Start DATA SECTION

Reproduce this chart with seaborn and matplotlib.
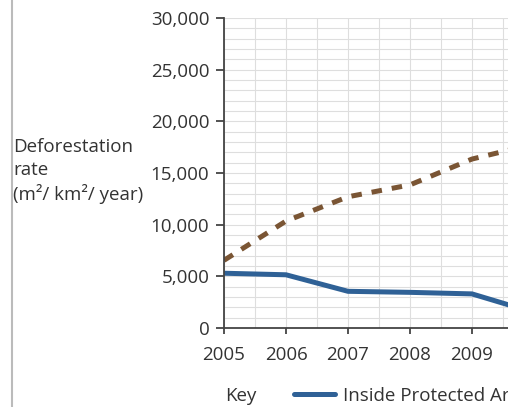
import pandas as pd
import matplotlib.pyplot as plt
import seaborn as sns
from matplotlib.ticker import MultipleLocator, FuncFormatter
from matplotlib.lines import Line2D

years = [2005, 2006, 2007, 2008, 2009, 2010]
inside = [5300, 5150, 3550, 3450, 3300, 1500]
outside = [6550, 10350, 12700, 13850, 16350, 17800]
labels = ['Inside Protected Areas', 'Outside Protected Areas']


def build_df():
    df_in = pd.DataFrame({'year': years, 'rate': inside, 'area': labels[0]})
    df_out = pd.DataFrame({'year': years, 'rate': outside, 'area': labels[1]})
    return pd.concat([df_in, df_out])


def plot(df: pd.DataFrame):
    sns.set_style('white')
    plt.rcParams['font.family'] = ['Open Sans', 'DejaVu Sans']
    fig = plt.figure(figsize=(5.08, 4.07), dpi=100)
    ax = fig.add_axes([224 / 508, 1 - 328 / 407, 310 / 508, 310 / 407])

    palette = {labels[0]: '#2f6196', labels[1]: '#7a5534'}
    dashes = {labels[0]: '', labels[1]: (2.1, 2.0)}
    sns.lineplot(data=df, x='year', y='rate', hue='area', style='area',
                 palette=palette, dashes=dashes, linewidth=3.6, ax=ax,
                 legend=False)

    ax.set_xlim(2005, 2010)
    ax.set_ylim(0, 30000)
    ax.xaxis.set_major_locator(MultipleLocator(1))
    ax.xaxis.set_minor_locator(MultipleLocator(0.5))
    ax.yaxis.set_major_locator(MultipleLocator(5000))
    ax.yaxis.set_minor_locator(MultipleLocator(1000))
    ax.xaxis.set_major_formatter(FuncFormatter(lambda v, p: f'{int(v)}'))
    ax.yaxis.set_major_formatter(FuncFormatter(lambda v, p: f'{int(v):,}'))
    ax.grid(which='both', color='#dedede', linewidth=0.8)
    ax.set_axisbelow(True)
    for s in ['top', 'right']:
        ax.spines[s].set_visible(False)
    for s in ['left', 'bottom']:
        ax.spines[s].set_color('#444444')
        ax.spines[s].set_linewidth(1.3)
    ax.tick_params(which='major', direction='out', width=1.3,
                   color='#444444', labelsize=13.5, labelcolor='#333333',
                   left=True, bottom=True)
    ax.tick_params(axis='y', which='major', length=6, pad=4.5)
    ax.tick_params(axis='x', which='major', length=4.5, pad=8.5)
    ax.tick_params(which='minor', length=0)
    ax.set_xlabel('')
    ax.set_ylabel('')

    fig.text(13 / 508, 1 - 171 / 407,
             'Deforestation\nrate\n(m\u00b2/ km\u00b2/ year)',
             fontsize=13.5, color='#333333', ha='left', va='center',
             linespacing=1.3)
    fig.text(225 / 508, 1 - 396 / 407, 'Key', fontsize=13.5,
             color='#333333', ha='left', va='center')

    handles = [Line2D([], [], color=palette[labels[0]], linewidth=3.6),
               Line2D([], [], color=palette[labels[1]], linewidth=3.6,
                      dashes=dashes[labels[1]])]
    fig.legend(handles, labels, loc='center left',
               bbox_to_anchor=(277 / 508, 1 - 396 / 407), ncol=2,
               frameon=False, fontsize=13.5, handlelength=2.2,
               handletextpad=0.4, columnspacing=2, labelcolor='#333333')

    fig.add_artist(Line2D([12 / 508, 12 / 508], [0, 1], color='#bbbbbb',
                          linewidth=1.5, transform=fig.transFigure))
    fig.savefig('out.png', dpi=100)


if __name__ == '__main__':
    plot(build_df())
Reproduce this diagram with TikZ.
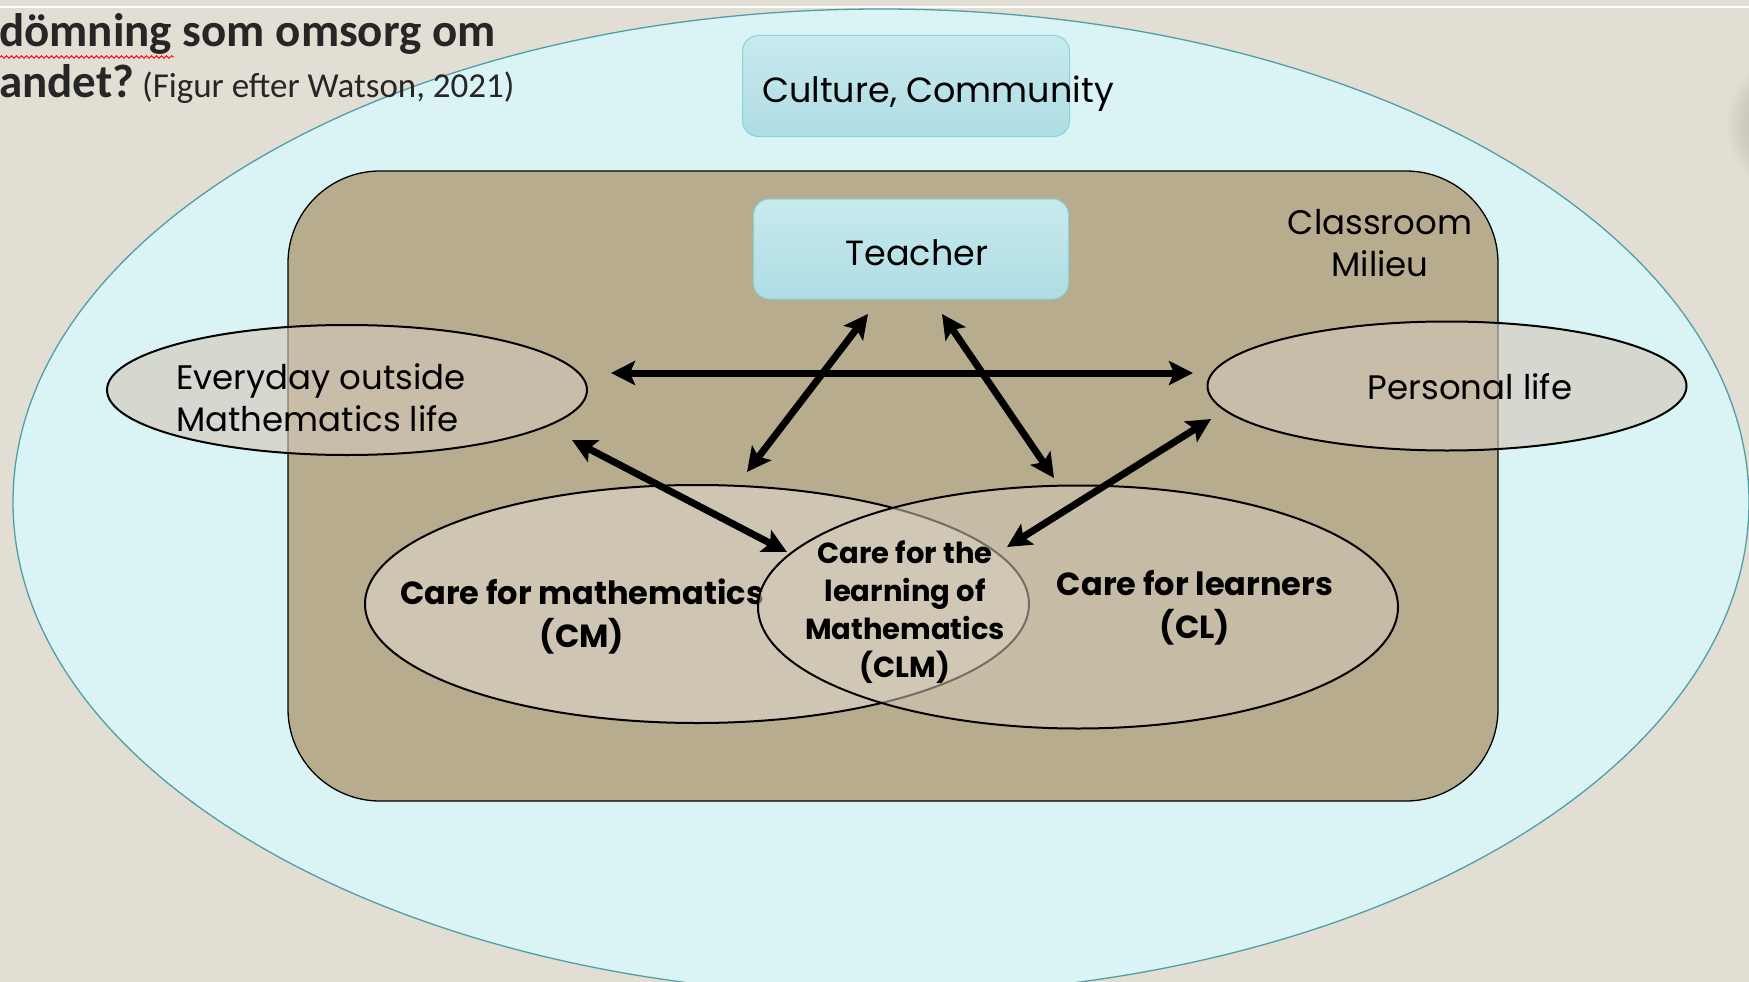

End DATA SECTION

Without the pictures, retype the whole of the material above exactly.

» TASK OUTPUT:
Reproduce this chart with seaborn and matplotlib.
import pandas as pd
import matplotlib.pyplot as plt
import seaborn as sns
from matplotlib.ticker import MultipleLocator, FuncFormatter
from matplotlib.lines import Line2D

years = [2005, 2006, 2007, 2008, 2009, 2010]
inside = [5300, 5150, 3550, 3450, 3300, 1500]
outside = [6550, 10350, 12700, 13850, 16350, 17800]
labels = ['Inside Protected Areas', 'Outside Protected Areas']


def build_df():
    df_in = pd.DataFrame({'year': years, 'rate': inside, 'area': labels[0]})
    df_out = pd.DataFrame({'year': years, 'rate': outside, 'area': labels[1]})
    return pd.concat([df_in, df_out])


def plot(df: pd.DataFrame):
    sns.set_style('white')
    plt.rcParams['font.family'] = ['Open Sans', 'DejaVu Sans']
    fig = plt.figure(figsize=(5.08, 4.07), dpi=100)
    ax = fig.add_axes([224 / 508, 1 - 328 / 407, 310 / 508, 310 / 407])

    palette = {labels[0]: '#2f6196', labels[1]: '#7a5534'}
    dashes = {labels[0]: '', labels[1]: (2.1, 2.0)}
    sns.lineplot(data=df, x='year', y='rate', hue='area', style='area',
                 palette=palette, dashes=dashes, linewidth=3.6, ax=ax,
                 legend=False)

    ax.set_xlim(2005, 2010)
    ax.set_ylim(0, 30000)
    ax.xaxis.set_major_locator(MultipleLocator(1))
    ax.xaxis.set_minor_locator(MultipleLocator(0.5))
    ax.yaxis.set_major_locator(MultipleLocator(5000))
    ax.yaxis.set_minor_locator(MultipleLocator(1000))
    ax.xaxis.set_major_formatter(FuncFormatter(lambda v, p: f'{int(v)}'))
    ax.yaxis.set_major_formatter(FuncFormatter(lambda v, p: f'{int(v):,}'))
    ax.grid(which='both', color='#dedede', linewidth=0.8)
    ax.set_axisbelow(True)
    for s in ['top', 'right']:
        ax.spines[s].set_visible(False)
    for s in ['left', 'bottom']:
        ax.spines[s].set_color('#444444')
        ax.spines[s].set_linewidth(1.3)
    ax.tick_params(which='major', direction='out', width=1.3,
                   color='#444444', labelsize=13.5, labelcolor='#333333',
                   left=True, bottom=True)
    ax.tick_params(axis='y', which='major', length=6, pad=4.5)
    ax.tick_params(axis='x', which='major', length=4.5, pad=8.5)
    ax.tick_params(which='minor', length=0)
    ax.set_xlabel('')
    ax.set_ylabel('')

    fig.text(13 / 508, 1 - 171 / 407,
             'Deforestation\nrate\n(m\u00b2/ km\u00b2/ year)',
             fontsize=13.5, color='#333333', ha='left', va='center',
             linespacing=1.3)
    fig.text(225 / 508, 1 - 396 / 407, 'Key', fontsize=13.5,
             color='#333333', ha='left', va='center')

    handles = [Line2D([], [], color=palette[labels[0]], linewidth=3.6),
               Line2D([], [], color=palette[labels[1]], linewidth=3.6,
                      dashes=dashes[labels[1]])]
    fig.legend(handles, labels, loc='center left',
               bbox_to_anchor=(277 / 508, 1 - 396 / 407), ncol=2,
               frameon=False, fontsize=13.5, handlelength=2.2,
               handletextpad=0.4, columnspacing=2, labelcolor='#333333')

    fig.add_artist(Line2D([12 / 508, 12 / 508], [0, 1], color='#bbbbbb',
                          linewidth=1.5, transform=fig.transFigure))
    fig.savefig('out.png', dpi=100)


if __name__ == '__main__':
    plot(build_df())
Reproduce this diagram with TikZ.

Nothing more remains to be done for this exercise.